I have often written a post on read aloud suggestions for back to school, some of my most read posts of all. You can read previous years' posts here, here, and here. This year, for the suggested beginning of the year read alouds, I'm following in the footsteps of this article in the Washington Post and focusing on empathy and kindness. What better way to begin the year, to help build community, than focus on empathy and kindness? Some of my favorites from the Washington Post list include:
A Chair for My Mother, Vera B. Williams (PK-K)
A Sick Day for Amos McGee, by Philip Stead (PK-2)
Last Stop on Market Street, by Matt de la Peña (K-2)
Extra Yarn, by Mac Barnett (K-2)
Each Kindness, by Jacqueline Woodson (K-3)
The Thing About Luck, by Cynthia Kadohata (grades 4-8)
Wonder, by R. J. Palacio (grades 5-8)
Out of My Mind, by Sharon Draper (grades 5-8)
And here are some others:
Raymie Nightingale, by Kate DiCamillo (grades 4-8)
Mockingbird, by Kathryn Erskine (grades 5-8)
A Long Walk to Water, by Linda Sue Park (grades 5-8)
Orbiting Jupiter, by Gary Schmidt (grades 7+)
Every Day, by David Levithan (grades 8+)
These are good to recommend to readers, too, even if you don't select them as read alouds. One of my favorite things in the whole world is recommending books to students. After reading aloud to students.
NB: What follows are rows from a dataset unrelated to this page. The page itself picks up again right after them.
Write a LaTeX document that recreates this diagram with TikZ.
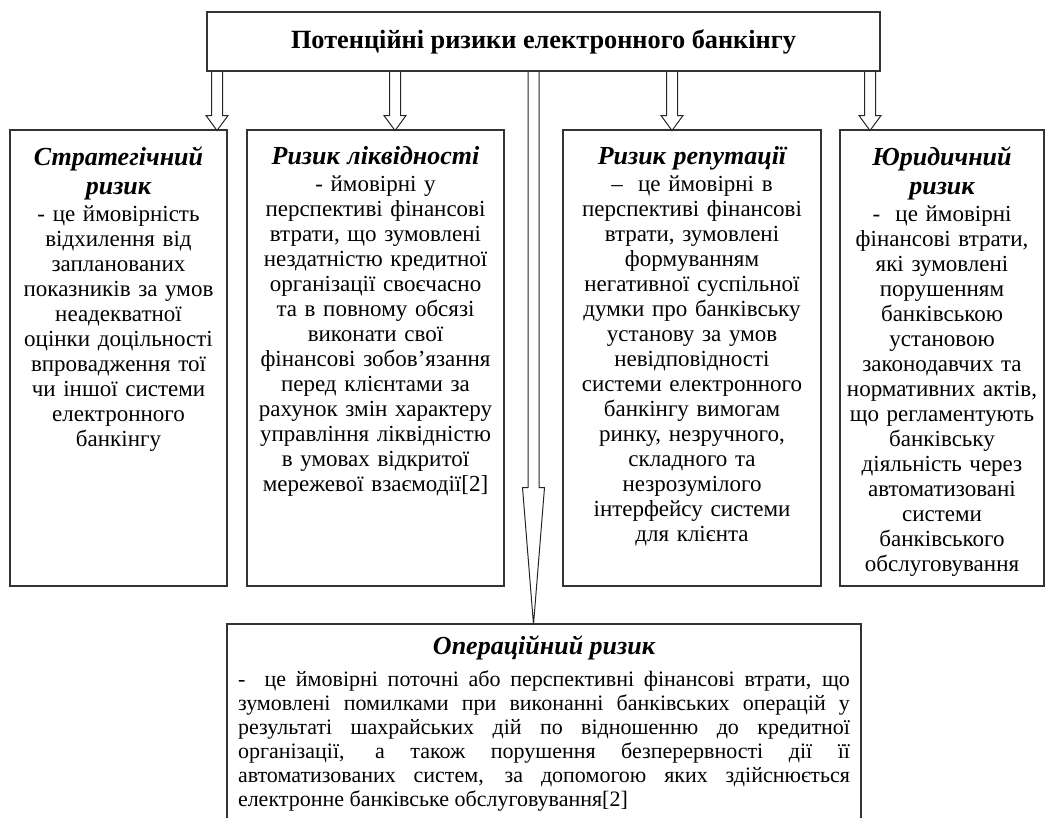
\documentclass[tikz,border=0pt]{standalone}
\usepackage{fontspec}
\setmainfont{Liberation Serif}
\usetikzlibrary{positioning}
\usetikzlibrary{calc}
\tikzset{
  pics/blockarrow/.style args={#1:#2}{
    code={
      \draw[pic actions] (-5.5,0) -- (-5.5,#1) -- (-11,#1) -- (0,#2) -- (11,#1) -- (5.5,#1) -- (5.5,0);
    }
  },
  riskbox/.style={draw=black!80, line width=1.1pt, inner sep=0pt},
  risktext/.style={align=center, inner sep=0pt, font=\fontsize{23}{25}\selectfont},
  riskarrow/.style={draw=black!85, line width=1pt}
}
\newcommand\rtitle{\fontsize{26}{29}\selectfont\bfseries\itshape}

\begin{document}
\begin{tikzpicture}[x=1pt, y=-1pt]
\useasboundingbox (0,0) rectangle (1047,818);

% main box
\node[riskbox, minimum width=673pt, minimum height=59pt, font=\fontsize{26.3}{30}\selectfont\bfseries] (potential) at (543.5,41.5) {Потенційні ризики електронного банкінгу};

% risk boxes
\node[riskbox, minimum width=217pt, minimum height=456pt] (strategic) at (118.5,358) {};
\node[riskbox, minimum width=257pt, minimum height=456pt] (liquidity) at (375.5,358) {};
\node[riskbox, minimum width=258pt, minimum height=456pt] (reputation) at (692,358) {};
\node[riskbox, minimum width=204pt, minimum height=456pt] (legal) at (942,358) {};
\node[riskbox, minimum width=634pt, minimum height=230pt] (operational) at (544,739) {};

%%%texts
\node[risktext, text width=215pt, below=17pt of strategic.north] (strategictext) {{\rtitle Стратегічний}\\[4pt] {\rtitle ризик}\\[2pt]
- це ймовірність\\ відхилення від\\ запланованих\\ показників за умов\\ неадекватної\\ оцінки доцільності\\ впровадження тої\\ чи іншої системи\\ електронного\\ банкінгу};

\node[risktext, text width=255pt, below=17pt of liquidity.north] (liquiditytext) {{\rtitle Ризик ліквідності}\\[2pt]
- ймовірні у\\ перспективі фінансові\\ втрати, що зумовлені\\ нездатністю кредитної\\ організації своєчасно\\ та в повному обсязі\\ виконати свої\\ фінансові зобов’язання\\ перед клієнтами за\\ рахунок змін характеру\\ управління ліквідністю\\ в умовах відкритої\\ мережевої взаємодії[2]};

\node[risktext, text width=256pt, below=17pt of reputation.north] (reputationtext) {{\rtitle Ризик репутації}\\[2pt]
–\ \ це ймовірні в\\ перспективі фінансові\\ втрати, зумовлені\\ формуванням\\ негативної суспільної\\ думки про банківську\\ установу за умов\\ невідповідності\\ системи електронного\\ банкінгу вимогам\\ ринку, незручного,\\ складного та\\ незрозумілого\\ інтерфейсу системи\\ для клієнта};

\node[risktext, text width=203pt, below=17pt of legal.north] (legaltext) {{\rtitle Юридичний}\\[4pt] {\rtitle ризик}\\[2pt]
-\ \ це ймовірні\\ фінансові втрати,\\ які зумовлені\\ порушенням\\ банківською\\ установою\\ законодавчих та\\ нормативних актів,\\ що регламентують\\ банківську\\ діяльність через\\ автоматизовані\\ системи\\ банківського\\ обслуговування};

\node[risktext, align=justify, font=\fontsize{22}{24}\selectfont, text width=612pt, below=12pt of operational.north] (operationaltext) {\makebox[612pt][c]{\rtitle Операційний ризик}\\[8pt]
-\ \ це ймовірні поточні або перспективні фінансові втрати, що\linebreak
зумовлені помилками при виконанні банківських операцій у\linebreak
результаті шахрайських дій по відношенню до кредитної\linebreak
організації, а також порушення безперервності дії її\linebreak
автоматизованих систем, за допомогою яких здійснюється\linebreak
електронне банківське обслуговування[2]};

%%%arrows
\pic[riskarrow] at ($(potential.south)+(-326.5,0)$) {blockarrow=44:59};
\pic[riskarrow] at ($(potential.south)+(-148.5,0)$) {blockarrow=44:59};
\pic[riskarrow] at ($(potential.south)+(-10,0)$) {blockarrow=416:553};
\pic[riskarrow] at ($(potential.south)+(128.5,0)$) {blockarrow=44:59};
\pic[riskarrow] at ($(potential.south)+(326.5,0)$) {blockarrow=44:59};

\end{tikzpicture}
\end{document}
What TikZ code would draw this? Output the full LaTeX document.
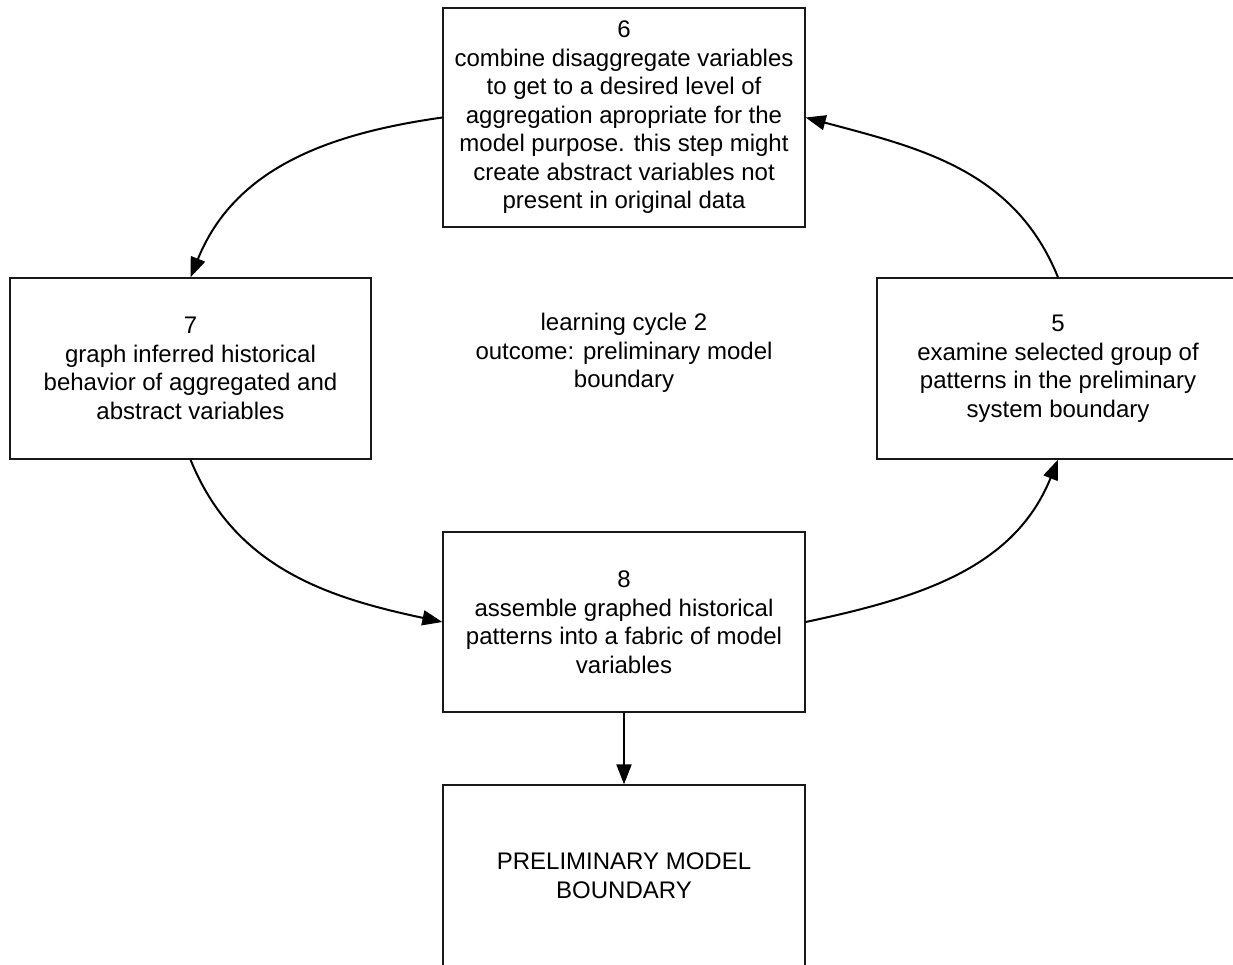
\documentclass[tikz,border=0pt]{standalone}
\usepackage{fontspec}
\setmainfont{Liberation Sans}
\usetikzlibrary{arrows.meta}
\begin{document}
\begin{tikzpicture}[x=1pt,y=1pt,
  stepbox/.style={draw=black!90, line width=1.3pt, rectangle, align=center,
    inner sep=0pt, minimum width=362pt, font=\fontsize{24}{28.5}\selectfont},
  flow/.style={line width=2pt, -{Triangle[length=20pt,width=15pt]}},
  lbl/.style={align=center, font=\fontsize{24}{28.5}\selectfont}]
\useasboundingbox (0,0) rectangle (1233,-964);
\clip (0,0) rectangle (1233,-964);

\node[stepbox, minimum height=219pt] (b6) at (624,-117.5)
  {6\\combine disaggregate variables\\to get to a desired level of\\aggregation apropriate for the\\model purpose. this step might\\create abstract variables not\\present in original data};
\node[stepbox, minimum width=361pt, minimum height=181pt] (b7) at (190.5,-368.5)
  {7\\graph inferred historical\\behavior of aggregated and\\abstract variables};
\node[stepbox, minimum height=181pt] (b5) at (1058,-368.5)
  {5\\examine selected group of\\patterns in the preliminary\\system boundary};
\node[stepbox, minimum height=180pt] (b8) at (624,-622)
  {8\\assemble graphed historical\\patterns into a fabric of model\\variables};
\node[stepbox, minimum height=181pt] (bnd) at (624,-875.5)
  {PRELIMINARY MODEL\\BOUNDARY};
\node[lbl] (cyc) at (624,-353)
  {learning cycle 2\\outcome: preliminary model\\boundary};

% the learning cycle
\draw[flow] (b6.west) to[out=188, in=68] (b7.north);
\draw[flow] (b7.south) to[out=-68, in=168] (b8.west);
\draw[flow] (b8.east) to[out=12, in=-112] (b5.south);
\draw[flow] (b5.north) to[out=112, in=-15] (b6.east);
% result of the cycle
\draw[flow] (b8.south) -- (bnd.north);
\end{tikzpicture}
\end{document}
And now for a little business: The New Teacher Talk blog is no longer being funded, which makes it difficult for me to continue as author. I intend to continue to post occasionally, though there may be fewer posts this year than in previous. Thank you for your continued readership - I'm doing this work for you even though it is no longer being funded. I believe so strongly that even small things can help support new teachers, including this blog.